The time taken to read the analog voltage depends only on the clock frequency, which is pretty much fixes by the resonator. If you just happened to be sampling the analog inputs at the PWM frequency, then current on the ground line or variation in Vcc caused by the PWM could result in different reading on different pins, because each pin would be reading the voltage during a different part of the PWM cycle. But it's very unlilely that you would get such synchronisation by accident.

I'm thinking to use op-amps to amplify the LM35 output to a more decent range of voltages instead of using the mV range. Do you think this can help?

I can't see any purpose in doing that unless you need to increase the resolution of the sensor. OTOH you might want to use the internal 1.2V analog reference for the ADC, that will increase the resolution anyway and avoid the reading depending on the 5V supply. But you'll have to calibrate the sensor, because although the 1.2V reference is quite stable, its actual value varies between chips.

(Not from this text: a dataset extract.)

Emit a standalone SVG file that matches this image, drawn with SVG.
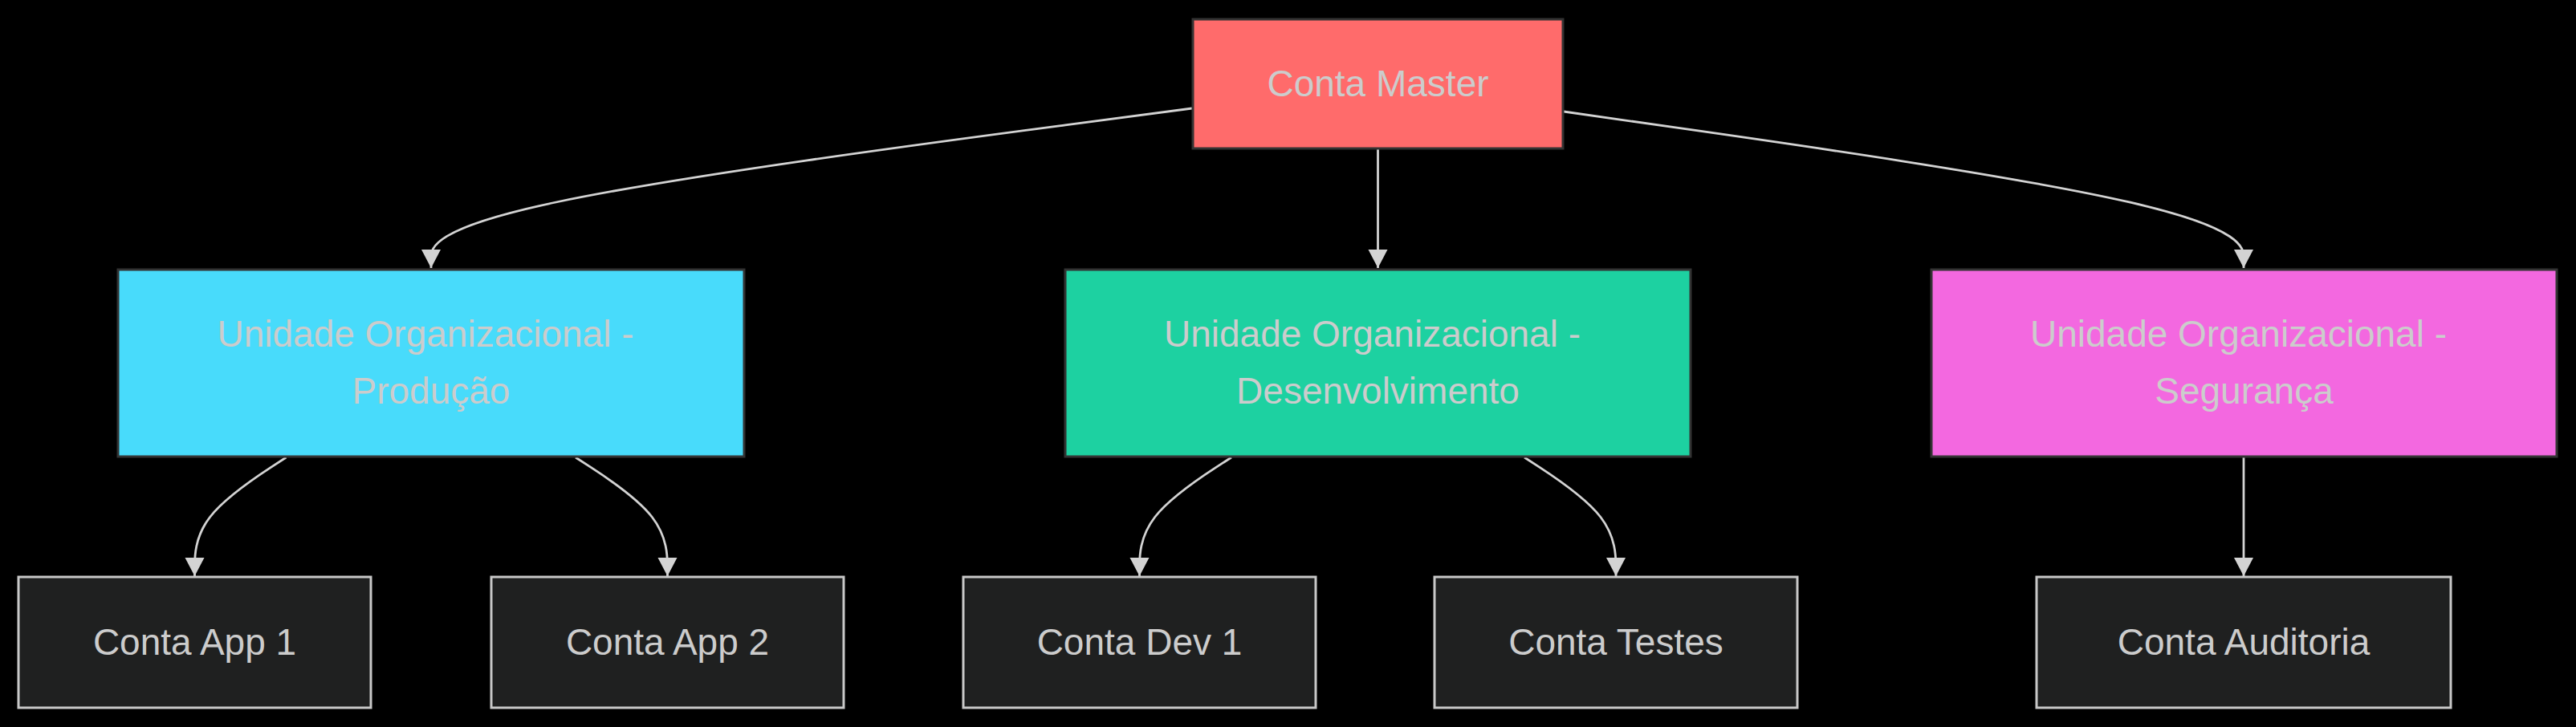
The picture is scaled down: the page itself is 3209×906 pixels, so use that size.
<svg xmlns="http://www.w3.org/2000/svg" width="3209" height="906" viewBox="0 0 3209 906">
<style>
.bg{fill:#000}
.n rect{stroke-width:3}
.col rect{stroke:#333333}
.acc rect{fill:#1f2020;stroke:#c8c8c8}
.t{font-family:"Liberation Sans",Arial,sans-serif;font-size:46px;fill:#cccccc;text-anchor:middle}
.e path{fill:none;stroke:#d3d3d3;stroke-width:2.8;marker-end:url(#arr)}
</style>
<defs>
<marker id="arr" markerUnits="userSpaceOnUse" markerWidth="26" markerHeight="26" refX="23" refY="12" orient="auto">
<path d="M0,0 L23,12 L0,24 z" fill="#d3d3d3"/>
</marker>
</defs>
<rect class="bg" x="0" y="0" width="3209" height="906"/>
<g id="edges" class="e">
<path d="M1485,135 L1327,155.8 C1169,176.7 853,218.3 695,251.5 C537,284.7 537,309.3 537,321.7 L537,334"/>
<path d="M1716.5,186 L1716.5,334"/>
<path d="M1948,139 L2089,159.2 C2230.3,179.3 2512.7,219.7 2653.8,252.2 C2795,284.7 2795,309.3 2795,321.7 L2795,334"/>
<path d="M356.5,570 L337.5,582.4 C318.5,594.8 280.5,619.7 261.5,644.5 C242.5,669.3 242.5,694.2 242.5,706.6 L242.5,718"/>
<path d="M717,570 L736.1,582.4 C755.2,594.8 793.3,619.7 812.4,644.5 C831.5,669.3 831.5,694.2 831.5,706.6 L831.5,718"/>
<path d="M1534,570 L1514.9,582.4 C1495.8,594.8 1457.7,619.7 1438.6,644.5 C1419.5,669.3 1419.5,694.2 1419.5,706.6 L1419.5,718"/>
<path d="M1899,570 L1918,582.4 C1937,594.8 1975,619.7 1994,644.5 C2013,669.3 2013,694.2 2013,706.6 L2013,718"/>
<path d="M2795,570 L2795,718"/>
</g>
<g id="master" class="n col">
<rect x="1486" y="24" width="461" height="161" fill="#ff6b6b"/>
<text class="t" x="1716.5" y="120">Conta Master</text>
</g>
<g id="ou-producao" class="n col">
<rect x="147" y="336" width="780" height="233" fill="#48dbfb"/>
<text class="t" x="530" y="432">Unidade Organizacional -</text>
<text class="t" x="537" y="503">Produção</text>
</g>
<g id="ou-desenvolvimento" class="n col">
<rect x="1327" y="336" width="779" height="233" fill="#1dd1a1"/>
<text class="t" x="1709.5" y="432">Unidade Organizacional -</text>
<text class="t" x="1716.5" y="503">Desenvolvimento</text>
</g>
<g id="ou-seguranca" class="n col">
<rect x="2406" y="336" width="779" height="233" fill="#f368e0"/>
<text class="t" x="2788.5" y="432">Unidade Organizacional -</text>
<text class="t" x="2795.5" y="503">Segurança</text>
</g>
<g id="app1" class="n acc">
<rect x="23" y="719" width="439" height="163"/>
<text class="t" x="242.5" y="816">Conta App 1</text>
</g>
<g id="app2" class="n acc">
<rect x="612" y="719" width="439" height="163"/>
<text class="t" x="831.5" y="816">Conta App 2</text>
</g>
<g id="dev1" class="n acc">
<rect x="1200" y="719" width="439" height="163"/>
<text class="t" x="1419.5" y="816">Conta Dev 1</text>
</g>
<g id="testes" class="n acc">
<rect x="1787" y="719" width="452" height="163"/>
<text class="t" x="2013" y="816">Conta Testes</text>
</g>
<g id="auditoria" class="n acc">
<rect x="2537" y="719" width="516" height="163"/>
<text class="t" x="2795" y="816">Conta Auditoria</text>
</g>
</svg>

BTW I usually suggest using the LM34 (Fahrenheit) sensor in preference to the LM35. It can measure temperatures below 0degC without a negative supply, and it has more than double the sensitivity. You need to do some maths in the Arduino to calculate the temperature, so you can calculate it in whatever units you like.

See point #2 in my reply #3 about using a separate ground for the sensor.

Your schematic in reply #7 can't be right, because it has the gates of the upper mosfets in the H-bridge connected to ground. Like lefty, I suggest you use a ready-built H-bridge, or at least an H-bridge chip - preferably a mosfet-based on such as MC33926 or BD6222.